Provided records:

···

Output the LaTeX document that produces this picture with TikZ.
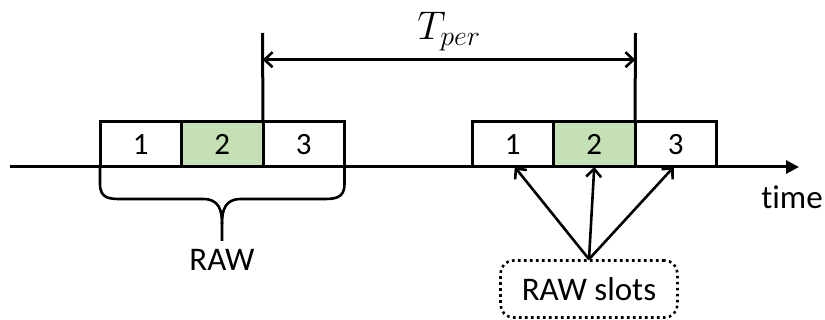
\documentclass[tikz,border=0pt]{standalone}
\usepackage{fix-cm}
\usepackage{fontspec}
\setmainfont{Carlito}[Ligatures=NoCommon]
\usepackage{tikz}
\usetikzlibrary{calc, positioning, arrows.meta}

\definecolor{slotgreen}{HTML}{C5E0B4}
\tikzset{
    slotbox/.style={draw, line width=3pt, outer sep=0pt, minimum width=81.5pt, minimum height=45pt, inner sep=0pt, font=\fontsize{31}{36}\selectfont},
    lbl/.style={font=\fontsize{33}{38}\selectfont, inner sep=0pt},
    dotbox/.style={draw, line width=2.6pt, dash pattern=on 2.6pt off 3.4pt, rounded corners=13pt, minimum width=177pt, minimum height=57pt, inner sep=0pt, font=\fontsize{33}{38}\selectfont},
    barb/.style={line width=2.6pt, -{Straight Barb[length=8pt,width=15pt]}}
}

\begin{document}
\begin{tikzpicture}[x=1pt, y=-1pt]
            \useasboundingbox (0,0) rectangle (825,320);
            % time axis
            \coordinate (t0) at (10,167);
            \coordinate (t1) at (799,167);
            \draw[line width=3pt, -{Triangle[length=13pt,width=13pt]}] (t0) -- (t1);
            \node[lbl] (time) at (792,197) {t\kern0pt ime};
            % first RAW
            \node[slotbox] (l1) at (140.75,144.5) {1};
            \node[slotbox, fill=slotgreen, right=0pt of l1] (l2) {2};
            \node[slotbox, right=0pt of l2] (l3) {3};
            % second RAW
            \node[slotbox] (r1) at (512.75,144.5) {1};
            \node[slotbox, fill=slotgreen, right=0pt of r1] (r2) {2};
            \node[slotbox, right=0pt of r2] (r3) {3};
            % period
            \coordinate (pa) at (262.5,33);
            \coordinate (pb) at (635.5,33);
            \draw[line width=3pt] (l3.north west) -- (pa);
            \draw[line width=3pt] (r3.north west) -- (pb);
            \draw[line width=2.6pt, {Straight Barb[length=8pt,width=15pt]}-{Straight Barb[length=8pt,width=15pt]}]
                ($(pa)!0.3!(l3.north west)$) -- ($(pb)!0.3!(r3.north west)$)
                node[midway, above=4pt, font=\fontsize{40}{44}\selectfont] (tper) {$T_{per}$};
            % brace
            \coordinate (tip) at (222,241);
            \draw[line width=2.6pt] (l1.south west) -- ++(0,17) .. controls ++(0,15) and (110,199) .. (122,199)
                -- (203,199) .. controls (219,199) and (222,210) .. (222,224) -- (tip);
            \draw[line width=2.6pt] (l3.south east) -- ++(0,17) .. controls ++(0,15) and (334,199) .. (322,199)
                -- (241,199) .. controls (225,199) and (222,210) .. (222,224);
            \node[lbl, below=8pt of tip] (raw) {RAW};
            % slot pointers
            \node[dotbox] (rs) at (589,289) {RAW slots};
            \draw[barb] (rs.north) -- ([xshift=2pt]r1.south);
            \draw[barb] (rs.north) -- (r2.south);
            \draw[barb] (rs.north) -- ([xshift=-2pt]r3.south);
        \end{tikzpicture}
\end{document}
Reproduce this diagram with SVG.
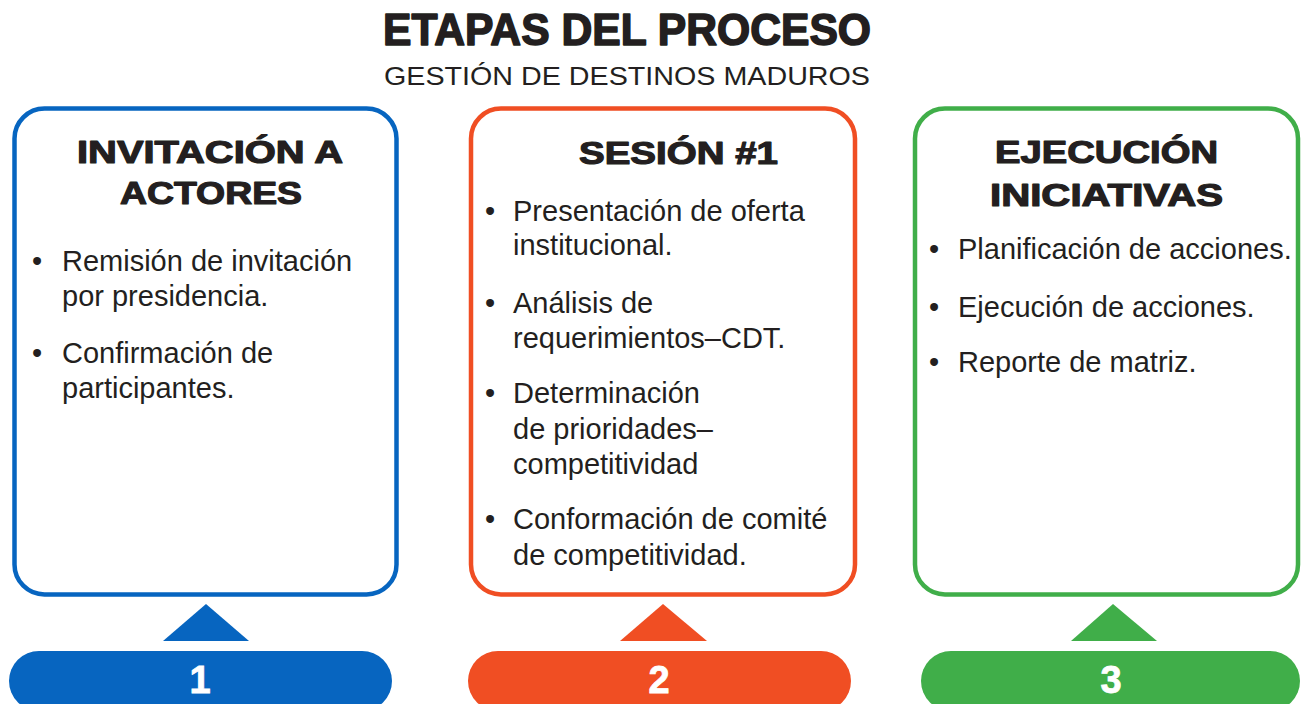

···

Set problem: Word for word, quote the full listing, omitting every picture.

Response:
Output the LaTeX document that produces this picture with TikZ.
\documentclass[tikz,border=0pt]{standalone}
\usepackage{fix-cm}
\usepackage{fontspec}
\setmainfont{Carlito}[Ligatures=NoCommon]
\usepackage{tikz}
\usetikzlibrary{calc, positioning, arrows.meta}

\definecolor{slotgreen}{HTML}{C5E0B4}
\tikzset{
    slotbox/.style={draw, line width=3pt, outer sep=0pt, minimum width=81.5pt, minimum height=45pt, inner sep=0pt, font=\fontsize{31}{36}\selectfont},
    lbl/.style={font=\fontsize{33}{38}\selectfont, inner sep=0pt},
    dotbox/.style={draw, line width=2.6pt, dash pattern=on 2.6pt off 3.4pt, rounded corners=13pt, minimum width=177pt, minimum height=57pt, inner sep=0pt, font=\fontsize{33}{38}\selectfont},
    barb/.style={line width=2.6pt, -{Straight Barb[length=8pt,width=15pt]}}
}

\begin{document}
\begin{tikzpicture}[x=1pt, y=-1pt]
            \useasboundingbox (0,0) rectangle (825,320);
            % time axis
            \coordinate (t0) at (10,167);
            \coordinate (t1) at (799,167);
            \draw[line width=3pt, -{Triangle[length=13pt,width=13pt]}] (t0) -- (t1);
            \node[lbl] (time) at (792,197) {t\kern0pt ime};
            % first RAW
            \node[slotbox] (l1) at (140.75,144.5) {1};
            \node[slotbox, fill=slotgreen, right=0pt of l1] (l2) {2};
            \node[slotbox, right=0pt of l2] (l3) {3};
            % second RAW
            \node[slotbox] (r1) at (512.75,144.5) {1};
            \node[slotbox, fill=slotgreen, right=0pt of r1] (r2) {2};
            \node[slotbox, right=0pt of r2] (r3) {3};
            % period
            \coordinate (pa) at (262.5,33);
            \coordinate (pb) at (635.5,33);
            \draw[line width=3pt] (l3.north west) -- (pa);
            \draw[line width=3pt] (r3.north west) -- (pb);
            \draw[line width=2.6pt, {Straight Barb[length=8pt,width=15pt]}-{Straight Barb[length=8pt,width=15pt]}]
                ($(pa)!0.3!(l3.north west)$) -- ($(pb)!0.3!(r3.north west)$)
                node[midway, above=4pt, font=\fontsize{40}{44}\selectfont] (tper) {$T_{per}$};
            % brace
            \coordinate (tip) at (222,241);
            \draw[line width=2.6pt] (l1.south west) -- ++(0,17) .. controls ++(0,15) and (110,199) .. (122,199)
                -- (203,199) .. controls (219,199) and (222,210) .. (222,224) -- (tip);
            \draw[line width=2.6pt] (l3.south east) -- ++(0,17) .. controls ++(0,15) and (334,199) .. (322,199)
                -- (241,199) .. controls (225,199) and (222,210) .. (222,224);
            \node[lbl, below=8pt of tip] (raw) {RAW};
            % slot pointers
            \node[dotbox] (rs) at (589,289) {RAW slots};
            \draw[barb] (rs.north) -- ([xshift=2pt]r1.south);
            \draw[barb] (rs.north) -- (r2.south);
            \draw[barb] (rs.north) -- ([xshift=-2pt]r3.south);
        \end{tikzpicture}
\end{document}
Reproduce this diagram with SVG.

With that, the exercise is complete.